Sunday, December 21, 2014

I Don't Like What I See Inside

The Dream: Melissa, the real estate agent who sold us our house, has a new home of her own with bay views in a very expensive part of San Francisco. It takes up most of a city block and looks like a hotel or an apartment building. Modernist in style, there are large windows here and there and some balconies, but overall it's dull and industrial looking with an unappealing blocky shape.

She and her husband were able to get this building site because they had influence with local politicians, and we discuss the sad fact that all the politicians are in somebody's pocket. In their own case, however, they are pleased to have so much influence and happy to let me know.

When Melissa sees me outside gaping at this enormous house she invites me in. The inside is as baroque as the outside is simple: complicated artifacts abound. They look very expensive but, for my taste, there are far too many. The first floor she takes me through is on the second story. It features a divan covered in a leopard print and elaborate ornaments, such as a large gold sun. I come to understand that this large, overstuffed room is dedicated to “treatment.” Her husband is some sort of a healer.

I'm disappointed in the interior of the house; it's disorganized and over-furnished. We go to other floors and they seem just as confusing, not what I would have wanted. At one point we go through a messy laundry room. I am surprised that so much of the housed is dedicated to work (the man's profession) and wonder if he has set things up this way as a tax write-off.

Interpretation: I've dedicated too much of my self (my house) to work. It has cost me. (It's expensive.) The things I've come up with (the furnishings) are overly elaborate and overstuffed. When I try for simplicity, on the other hand, I create sterility (the industrial quality of the house). The dream is dealing with something I've blocked (the city block; the blocky shape of the building). There is a disconnect of styles, and no overarching vision. All seems mired in the practical, and nothing is on any sort of elevated level: politicians are bought off. Yet—some sort of healing is taking place here nevertheless, and it is grounded in work (the man's profession: he is a healer) even if I'm afraid that it's too difficult (that is, over-taxing).  The dream is telling me to let the healing take place. Unlikely as it seems, the sun ornament will illuminate something for me when I'm ready to see it, and the leopard divan will allow me to rest in the instinctual.

Sunday, December 14, 2014

3 Murdered in the Next Room

The Dream:
Three people have been murdered in the next room. Hiro is one of them. I don't know whether or not the murderers want to kill us—us being me, another adult, and two young children. I am trying to dress the 4-year old in order to get them both out to safety. She is defiant and won't listen to me. I don't know how to make her behave; she doesn't grasp the situation and refuses to put a shirt on. I am planning to call the police, but don't want to until I've gotten us all away from the house.

I can't find my net book computer. I've gathered together all my electronic devices, but that one must be in the room with the murdered people.
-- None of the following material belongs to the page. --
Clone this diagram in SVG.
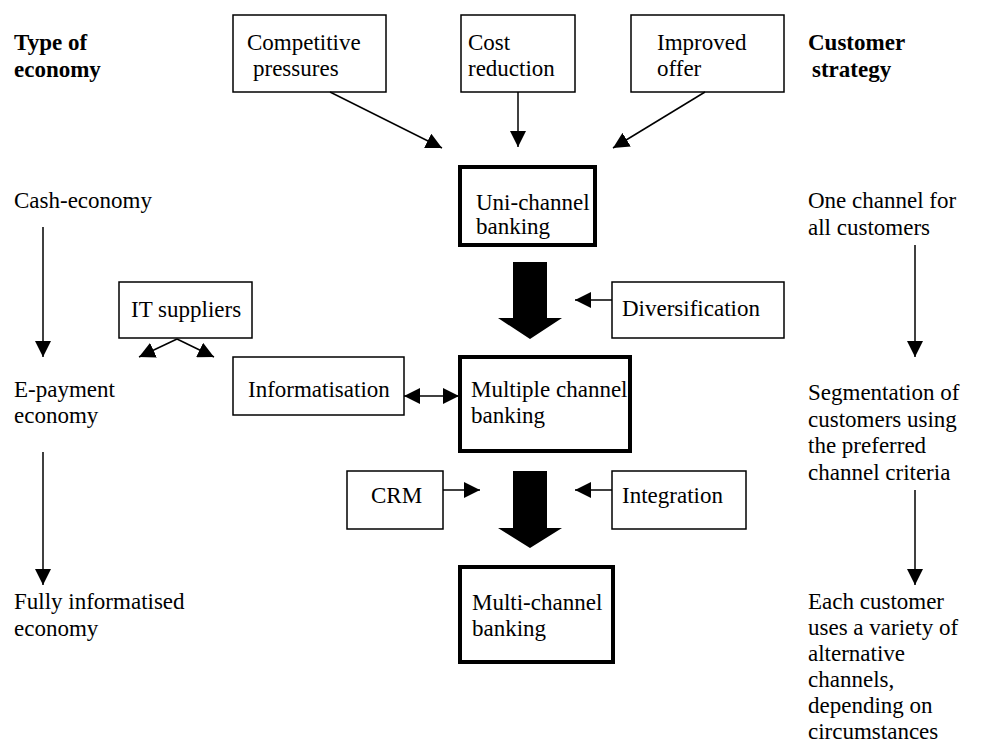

I can't go in there, especially once I hear that Hiro is among the murdered.

Interpretation: There are two things that tip me off as to the meaning of this dream. First, there is the fact that Hiro is among the murdered. Hiro is a close friend of my husband who has behaved like a brother. Then there are the numbers: 3 murdered people and a 4 year old. I was four when my younger brother was born, and I have lost 3 close family members: my father, my mother, and this same younger brother. The defiant child who refuses to grasp the situation is the part of me that doesn't want to accept these deaths. When people lose emotional control, especially if they get angry, we say, "Keep your shirt on!" This part of me refuses to do it. I'd like to get some help from an authority (the police), but I don't think they can help yet.
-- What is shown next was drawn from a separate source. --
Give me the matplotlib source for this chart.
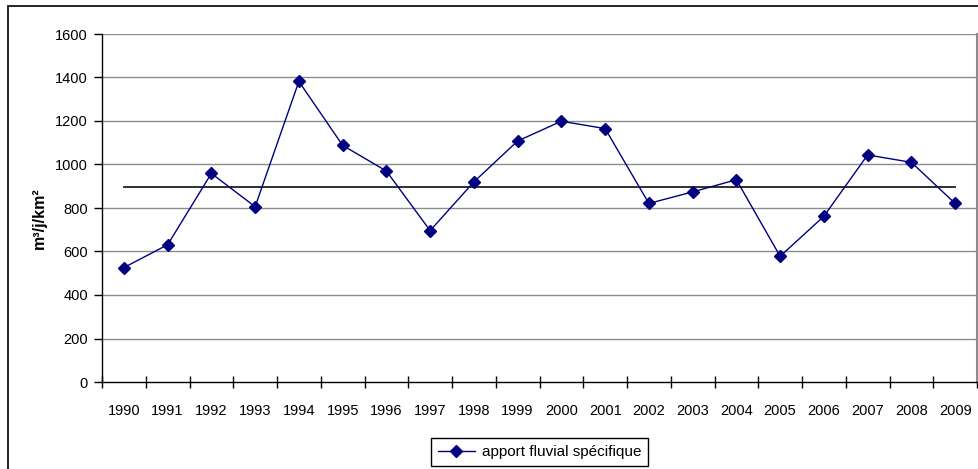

The family I want to save from danger, the danger of mortality, reflects my current family: two adults and two children. The net book computer that I can't find is the thinking part of me that's missing here. I must accept the reality of these losses, and the inevitability of death, before I'll be able to think clearly.

Tuesday, December 9, 2014

Searching for the Perfect Solution

The Dream: I'm in a costume shop working on a plaid fabric. After working for a while I feel what I've done isn't right so I redo it. Later I've completed the project but feel the colors aren't quite right—they're too intense—so I destroy the work and start over. I work a while longer then start to leave to run some errands at the mall. The shop foreman runs after me, followed by most of the workers, to tell me I'm still wearing my soiled apron. I'm aware that I've done this several times.

Back at work I'm very frustrated with the lack of progress on my project. As I work on it I say to the boss, “I'm going to quit; this is too hard!” But I'm not sure I mean it; I'm sorry I said it. Nevertheless, I'm not getting anywhere with my work.
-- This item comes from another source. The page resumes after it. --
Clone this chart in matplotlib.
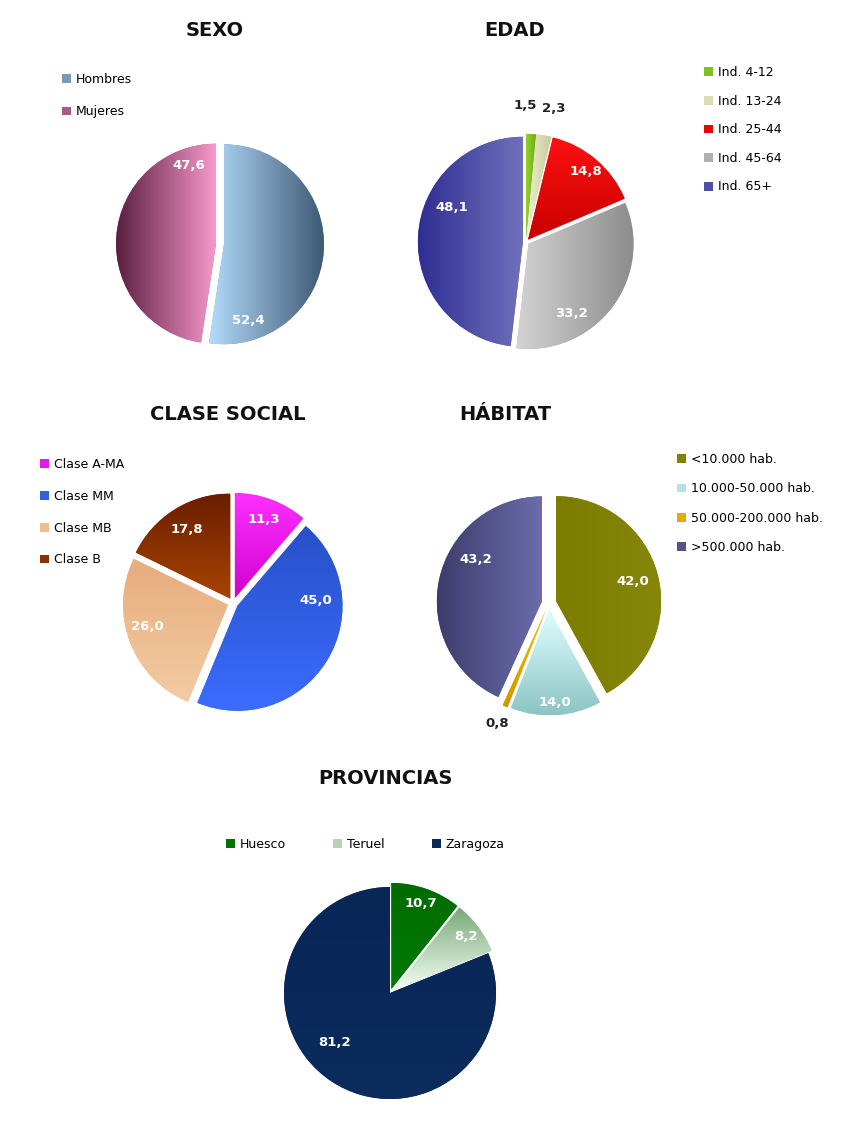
import numpy as np
import matplotlib
matplotlib.use("Agg")
import matplotlib.pyplot as plt
from matplotlib.colors import LinearSegmentedColormap, to_rgb
from matplotlib.patches import Patch

W, H = 850, 1122

# data
sexo_labels = ["Hombres", "Mujeres"]
sexo_vals = [52.4, 47.6]

edad_labels = ["Ind. 4-12", "Ind. 13-24", "Ind. 25-44", "Ind. 45-64", "Ind. 65+"]
edad_vals = [1.5, 2.3, 14.8, 33.2, 48.1]

clase_labels = ["Clase A-MA", "Clase MM", "Clase MB", "Clase B"]
clase_vals = [11.3, 45.0, 26.0, 17.8]

habitat_labels = ["<10.000 hab.", "10.000-50.000 hab.", "50.000-200.000 hab.", ">500.000 hab."]
habitat_vals = [42.0, 14.0, 0.8, 43.2]

prov_labels = ["Huesco", "Teruel", "Zaragoza"]
prov_vals = [10.7, 8.2, 81.2]

plt.rcParams["font.family"] = "DejaVu Sans"
fig = plt.figure(figsize=(W / 100, H / 100), dpi=100)
fig.patch.set_facecolor("white")

S = 1.4


def pie_axes(cx, cy, r):
    ax = fig.add_axes([(cx - S * r) / W, 1 - (cy + S * r) / H, 2 * S * r / W, 2 * S * r / H])
    ax.axis("off")
    return ax


def mid(c1, c2):
    a, b = np.array(to_rgb(c1)), np.array(to_rgb(c2))
    return tuple((a + b) / 2)


def fmt(v):
    return f"{v:.1f}".replace(".", ",")


def draw_pie(ax, vals, grads, explode, fracs, radii, dark=()):
    wedges, _ = ax.pie(vals, explode=explode, startangle=90, counterclock=False,
                       colors=[mid(g[0], g[1]) for g in grads],
                       wedgeprops=dict(linewidth=0))
    # gradient fill clipped to each wedge
    for w, (c1, c2, d) in zip(wedges, grads):
        ext = w.get_path().get_extents()
        g = np.linspace(0, 1, 256)
        arr = g[None, :] if d == "h" else g[:, None]
        cmap = LinearSegmentedColormap.from_list("", [c1, c2])
        im = ax.imshow(arr, cmap=cmap, origin="upper", aspect="auto",
                       extent=(ext.x0, ext.x1, ext.y0, ext.y1), zorder=2)
        im.set_clip_path(w)
    for i, (w, v) in enumerate(zip(wedges, vals)):
        a = np.radians(w.theta2 - fracs[i] * (w.theta2 - w.theta1))
        x = w.center[0] + radii[i] * np.cos(a)
        y = w.center[1] + radii[i] * np.sin(a)
        col = "#222222" if i in dark else "white"
        ax.text(x, y, fmt(v), ha="center", va="center", color=col,
                fontsize=9.5, fontweight="bold", zorder=5, clip_on=False)
    ax.set_xlim(-S, S)
    ax.set_ylim(-S, S)
    ax.set_aspect("equal")
    return wedges


def legend(ax, labels, grads, x, y, spacing, ncol=1, colsp=2.0):
    handles = [Patch(facecolor=mid(g[0], g[1]), edgecolor="none") for g in grads]
    ax.legend(handles, labels, loc="upper left", bbox_to_anchor=(x / W, 1 - y / H),
              bbox_transform=fig.transFigure, frameon=False, fontsize=9,
              handlelength=0.7, handleheight=0.7, handletextpad=0.4,
              labelspacing=spacing, ncol=ncol, columnspacing=colsp, borderaxespad=0,
              borderpad=0)


def title(txt, x, y):
    fig.text(x / W, 1 - y / H, txt, ha="center", va="center", fontsize=14,
             fontweight="bold", color="#111111")


# SEXO
sexo_grads = [("#b4dcfc", "#3c5872", "h"), ("#5a1e3e", "#f898cc", "h")]
ax = pie_axes(220, 244, 100)
draw_pie(ax, sexo_vals, sexo_grads, [0.04, 0.04], [0.86, 0.89], [0.8, 0.83])
legend(ax, sexo_labels, sexo_grads, 62, 73, 1.55)
title("SEXO", 215, 30)

# EDAD
edad_grads = [("#90d030", "#70b010", "h"), ("#f0f0c8", "#c8c8a0", "h"),
              ("#ff1010", "#c80000", "v"), ("#d4d4d4", "#8c8c8c", "h"),
              ("#2e2e92", "#7070bc", "h")]
ax = pie_axes(526, 242, 105)
draw_pie(ax, edad_vals, edad_grads, [0.03] * 5, [-0.1, 0.75, 0.5, 0.68, 0.63],
         [1.27, 1.27, 0.85, 0.78, 0.75], dark=(0, 1))
legend(ax, edad_labels, edad_grads, 704, 66, 1.25)
title("EDAD", 515, 30)

# CLASE SOCIAL
clase_grads = [("#ff30ff", "#d000d0", "v"), ("#2850c8", "#3a6cff", "v"),
               ("#e6ac7c", "#f4cca4", "v"), ("#6a1e00", "#a84400", "v")]
ax = pie_axes(233, 603, 105)
draw_pie(ax, clase_vals, clase_grads, [0.05] * 4, [0.5, 0.28, 0.56, 0.5], [0.8, 0.75, 0.8, 0.78])
legend(ax, clase_labels, clase_grads, 40, 458, 1.5)
title("CLASE SOCIAL", 228, 415)

# HABITAT
habitat_grads = [("#7c7c00", "#86860a", "h"), ("#e0ffff", "#8cc4c4", "v"),
                 ("#f0c000", "#d09800", "v"), ("#3c3c6c", "#6c6cac", "h")]
ax = pie_axes(549, 603, 105)
draw_pie(ax, habitat_vals, habitat_grads, [0.07] * 4, [0.5, 0.5, 0.5, 0.63],
         [0.75, 0.88, 1.18, 0.74], dark=(2,))
legend(ax, habitat_labels, habitat_grads, 677, 453, 1.3)
title("HÁBITAT", 505, 415)

# PROVINCIAS
prov_grads = [("#006c00", "#007a00", "v"), ("#78a878", "#f4fff4", "v"),
              ("#082656", "#0c2c5e", "v")]
ax = pie_axes(390, 993, 106)
draw_pie(ax, prov_vals, prov_grads, [0.04, 0.04, 0.0], [0.5, 0.5, 0.55], [0.85, 0.85, 0.7])
legend(ax, prov_labels, prov_grads, 226, 838, 1.0, ncol=3, colsp=3.8)
title("PROVINCIAS", 385, 778)

fig.savefig("out.png", dpi=100, facecolor="white")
Interpretation: This is one of those typical, mundane sort of dreams that, like most, are rooted in day-to-day frustrations. I have too many irons in the fire, and I'm having a difficult time focusing on any one thing, so nothing seems to “work.” The fabric of my life is not working for me. The interwoven colors of the plaid just don't seem to go together, in the same way that my many projects are pulling me in different directions. Time to take a break. Maybe going shopping isn't such a bad idea, as long as I shop for a different approach to my frustration. Perhaps I need to learn that the solution doesn't always have to be “perfect,” just good enough.